Let's make it happen!
By Spiritual Growth Coordinator Christie Brown & Social Action Coordinator Shirley Durr
We are collaborating as the Dean Team to help bring Mission u to Minnesota this summer. Our first step was to register for the Dean training in April.
We need you!
We are looking for people who can be study leaders. Is that you or someone you know? Please let us know by April 2 if you can lead the study (described in the box below) or recommend someone we can ask to lead the study. You can contact Shirley or Christie (651-388-3124).
Training starts April 15 and study leaders need to register before that date.
Mission u will take place sometime in July. Specific dates, times, number of sessions, and venue will be decided by the study leader(s) and the Dean Team before June. Cost will depend on the venue and the number of study leaders. The Dean Team will decide whether we offer in-person, virtual, hybrid, or all of these choices after we meet with study leaders and assess our budget.
Keep watching for updates
We will be advertising information with details via flyers, email, Facebook, and website when everything is determined.
All Mission u curricula are designed to motivate, inform, and enrich our commitment to global ministry.
Living the Kin-dom 2023 Mission u Study
by Catherine Williams
The Lord’s Prayer is an old friend. Reliable, Omni-present, stalwart in its support in our conversations with Jesus. It is a prayer that has connected us to all Christians around the world for over 2000 years. As Riva Tabelisma says in Living the Kin-dom: Exploring the Lord’s Prayer as a Spiritual Practice for Social Transformation, “The Lord’s Prayer plays a significant role in every churchgoing/church-involved person’s religious practice. Whether we use the traditional or the contemporary version, we know the words.”

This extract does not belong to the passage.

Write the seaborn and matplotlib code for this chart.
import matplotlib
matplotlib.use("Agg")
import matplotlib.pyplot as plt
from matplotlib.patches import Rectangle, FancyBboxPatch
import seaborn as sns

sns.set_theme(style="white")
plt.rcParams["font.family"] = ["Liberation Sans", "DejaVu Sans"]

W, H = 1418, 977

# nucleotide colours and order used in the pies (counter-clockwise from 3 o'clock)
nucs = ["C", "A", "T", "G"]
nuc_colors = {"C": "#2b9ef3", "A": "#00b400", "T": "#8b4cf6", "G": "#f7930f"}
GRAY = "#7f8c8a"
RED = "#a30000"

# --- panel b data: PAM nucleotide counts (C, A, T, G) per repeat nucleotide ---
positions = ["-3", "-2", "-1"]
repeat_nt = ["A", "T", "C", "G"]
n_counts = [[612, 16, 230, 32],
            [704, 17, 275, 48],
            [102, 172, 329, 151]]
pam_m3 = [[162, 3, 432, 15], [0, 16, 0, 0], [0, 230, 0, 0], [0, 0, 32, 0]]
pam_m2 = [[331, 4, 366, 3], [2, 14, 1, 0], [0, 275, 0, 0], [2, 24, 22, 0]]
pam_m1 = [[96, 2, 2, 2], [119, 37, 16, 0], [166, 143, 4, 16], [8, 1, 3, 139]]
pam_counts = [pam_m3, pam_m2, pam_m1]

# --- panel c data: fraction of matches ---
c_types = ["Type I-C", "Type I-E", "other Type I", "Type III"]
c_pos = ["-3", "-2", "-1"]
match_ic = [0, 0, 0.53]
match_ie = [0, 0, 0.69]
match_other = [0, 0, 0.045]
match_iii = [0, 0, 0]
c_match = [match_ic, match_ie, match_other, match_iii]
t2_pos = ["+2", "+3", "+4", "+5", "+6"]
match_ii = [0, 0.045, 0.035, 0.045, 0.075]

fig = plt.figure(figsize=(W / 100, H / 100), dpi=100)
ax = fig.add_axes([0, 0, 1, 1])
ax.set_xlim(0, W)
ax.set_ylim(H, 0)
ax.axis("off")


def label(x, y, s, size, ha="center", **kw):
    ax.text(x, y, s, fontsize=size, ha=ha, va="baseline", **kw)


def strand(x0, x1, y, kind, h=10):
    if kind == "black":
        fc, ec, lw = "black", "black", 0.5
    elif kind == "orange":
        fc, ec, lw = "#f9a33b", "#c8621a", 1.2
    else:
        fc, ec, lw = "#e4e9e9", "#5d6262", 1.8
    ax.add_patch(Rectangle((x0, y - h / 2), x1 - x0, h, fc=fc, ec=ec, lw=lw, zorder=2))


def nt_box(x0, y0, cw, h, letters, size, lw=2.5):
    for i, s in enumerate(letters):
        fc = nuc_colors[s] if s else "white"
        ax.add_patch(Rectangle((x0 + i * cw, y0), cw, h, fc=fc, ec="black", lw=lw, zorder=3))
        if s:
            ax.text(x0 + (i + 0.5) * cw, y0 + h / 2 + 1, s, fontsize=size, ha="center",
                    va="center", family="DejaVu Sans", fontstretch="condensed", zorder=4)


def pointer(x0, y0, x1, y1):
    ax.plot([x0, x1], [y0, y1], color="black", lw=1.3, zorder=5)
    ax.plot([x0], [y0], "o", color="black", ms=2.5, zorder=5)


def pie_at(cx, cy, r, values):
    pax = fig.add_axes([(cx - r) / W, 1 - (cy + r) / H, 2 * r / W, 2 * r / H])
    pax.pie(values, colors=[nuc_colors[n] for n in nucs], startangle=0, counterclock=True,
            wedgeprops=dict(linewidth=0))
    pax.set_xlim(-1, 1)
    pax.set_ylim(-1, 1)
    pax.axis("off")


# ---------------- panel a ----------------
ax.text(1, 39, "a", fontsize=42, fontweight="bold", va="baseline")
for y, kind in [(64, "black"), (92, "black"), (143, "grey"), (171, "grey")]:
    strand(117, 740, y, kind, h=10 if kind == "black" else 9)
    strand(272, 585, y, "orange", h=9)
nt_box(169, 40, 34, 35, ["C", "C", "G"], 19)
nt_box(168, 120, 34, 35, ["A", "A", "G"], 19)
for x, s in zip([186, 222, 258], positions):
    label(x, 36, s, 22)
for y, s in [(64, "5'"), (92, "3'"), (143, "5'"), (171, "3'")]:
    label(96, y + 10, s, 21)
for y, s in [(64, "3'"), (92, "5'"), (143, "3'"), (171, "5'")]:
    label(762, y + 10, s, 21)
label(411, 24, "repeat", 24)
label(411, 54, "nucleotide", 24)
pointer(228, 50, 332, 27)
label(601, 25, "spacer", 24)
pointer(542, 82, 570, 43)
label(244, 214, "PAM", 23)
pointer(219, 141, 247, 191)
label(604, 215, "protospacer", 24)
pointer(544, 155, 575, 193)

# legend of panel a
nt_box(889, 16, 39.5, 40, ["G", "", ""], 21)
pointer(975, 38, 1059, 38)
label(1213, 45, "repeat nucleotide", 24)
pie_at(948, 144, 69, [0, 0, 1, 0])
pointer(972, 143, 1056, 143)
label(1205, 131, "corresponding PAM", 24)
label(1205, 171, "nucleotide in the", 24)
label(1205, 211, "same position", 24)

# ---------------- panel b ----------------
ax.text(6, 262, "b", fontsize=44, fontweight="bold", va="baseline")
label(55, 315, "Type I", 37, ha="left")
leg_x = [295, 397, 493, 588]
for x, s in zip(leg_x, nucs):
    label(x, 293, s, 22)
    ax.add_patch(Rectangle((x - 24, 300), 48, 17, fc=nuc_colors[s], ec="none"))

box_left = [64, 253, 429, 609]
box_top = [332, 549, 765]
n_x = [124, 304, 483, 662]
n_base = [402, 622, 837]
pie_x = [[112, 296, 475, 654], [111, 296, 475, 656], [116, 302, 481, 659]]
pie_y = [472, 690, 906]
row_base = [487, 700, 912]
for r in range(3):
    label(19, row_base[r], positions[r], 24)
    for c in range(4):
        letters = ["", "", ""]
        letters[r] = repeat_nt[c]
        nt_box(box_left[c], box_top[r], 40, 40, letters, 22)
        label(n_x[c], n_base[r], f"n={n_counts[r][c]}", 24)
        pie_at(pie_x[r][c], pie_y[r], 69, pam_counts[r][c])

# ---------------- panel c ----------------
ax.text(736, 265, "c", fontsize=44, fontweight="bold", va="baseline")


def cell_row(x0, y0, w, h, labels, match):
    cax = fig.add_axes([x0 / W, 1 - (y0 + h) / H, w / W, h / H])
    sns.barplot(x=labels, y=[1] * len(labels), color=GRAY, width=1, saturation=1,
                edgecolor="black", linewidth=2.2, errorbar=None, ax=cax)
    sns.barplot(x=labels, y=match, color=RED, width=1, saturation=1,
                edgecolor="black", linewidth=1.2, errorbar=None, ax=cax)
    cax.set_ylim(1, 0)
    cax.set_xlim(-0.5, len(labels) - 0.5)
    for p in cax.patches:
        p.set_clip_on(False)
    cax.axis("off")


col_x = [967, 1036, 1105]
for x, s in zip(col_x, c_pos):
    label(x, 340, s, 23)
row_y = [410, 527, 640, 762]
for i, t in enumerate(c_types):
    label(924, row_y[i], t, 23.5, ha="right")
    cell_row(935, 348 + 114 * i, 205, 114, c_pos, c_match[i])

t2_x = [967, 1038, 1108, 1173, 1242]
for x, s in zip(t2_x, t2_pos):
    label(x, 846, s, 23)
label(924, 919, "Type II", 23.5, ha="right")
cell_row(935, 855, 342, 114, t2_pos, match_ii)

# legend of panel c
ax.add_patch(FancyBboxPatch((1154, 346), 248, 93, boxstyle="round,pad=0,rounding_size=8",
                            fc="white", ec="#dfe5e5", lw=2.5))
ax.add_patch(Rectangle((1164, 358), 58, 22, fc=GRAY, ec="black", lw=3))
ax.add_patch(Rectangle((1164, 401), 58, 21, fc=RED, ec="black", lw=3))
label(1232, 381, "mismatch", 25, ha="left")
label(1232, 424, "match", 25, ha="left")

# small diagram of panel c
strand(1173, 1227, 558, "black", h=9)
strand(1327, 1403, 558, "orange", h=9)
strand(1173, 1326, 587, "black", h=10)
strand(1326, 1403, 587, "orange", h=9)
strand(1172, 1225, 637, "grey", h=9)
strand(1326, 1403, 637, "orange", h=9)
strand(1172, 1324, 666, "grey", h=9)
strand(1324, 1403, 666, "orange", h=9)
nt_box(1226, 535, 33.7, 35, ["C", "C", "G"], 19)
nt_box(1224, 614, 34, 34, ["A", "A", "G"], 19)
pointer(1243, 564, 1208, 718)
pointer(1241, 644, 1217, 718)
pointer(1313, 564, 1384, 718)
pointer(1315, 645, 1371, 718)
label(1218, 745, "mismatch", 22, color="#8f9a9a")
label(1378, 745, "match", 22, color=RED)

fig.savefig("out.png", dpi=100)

We know the prayer so well that “muscle memory” takes over. Rev. Tabelisma has us stop, look, and listen to what we are saying as its meaning takes form and shapes our lives. “This study moves from personal to communal application. How does the Lord’s Prayer help u live the kin-dom?” How can we “use what we learn to become the reflection of God’s love to the world?”
Our journey starts with the prayer’s origins and connects us to tradition and our experience with it. Our rote memory is stopped in its tracks as we use lectio-divina, and meditate to glean new and deeper meanings of the prayer in our lives. The aim is to “move us to share that connection in how we relate with the rest of God’s creation (people, animals, plants, and natural resources).” (p. 5)
Each time together includes large and small group discussions, prayer, and journaling. Sessions are punctuated with various spiritual practices such as baking bread, gardening; role playing; and collaborative art projects.
Living the Kin-dom can be used in Sunday school and other church settings, but we would really like to have the study during a Mission u time. Our leaders are working hard to make that happen. If you can help, let Shirley Durr or Christina Brown know.
The Children’s Curriculum is We Are the Kin-dom by Kathleen Stone: “Children are guided through exploring earthly kingdoms in contrast to God’s kin-dom by using Jesus’ parables in the Bible.” Children develop their own classroom kingdom. At the end of study, they “choose a project or ministry to support everyone within their sphere of influence.”
Seek and U Shall Find: Living in the Kin-dom by Rachel Mosher is the Youth Curriculum. This study helps youth to “find the kin-dom in the world around them, how to live what they have learned, and how to share the Good News about the kin-dom with others. The facilitator can select activities that speak to your group. Learning preferences – visual, listening and speaking, or learn-by-doing are offered. Sessions close around an altar that grows with each session.”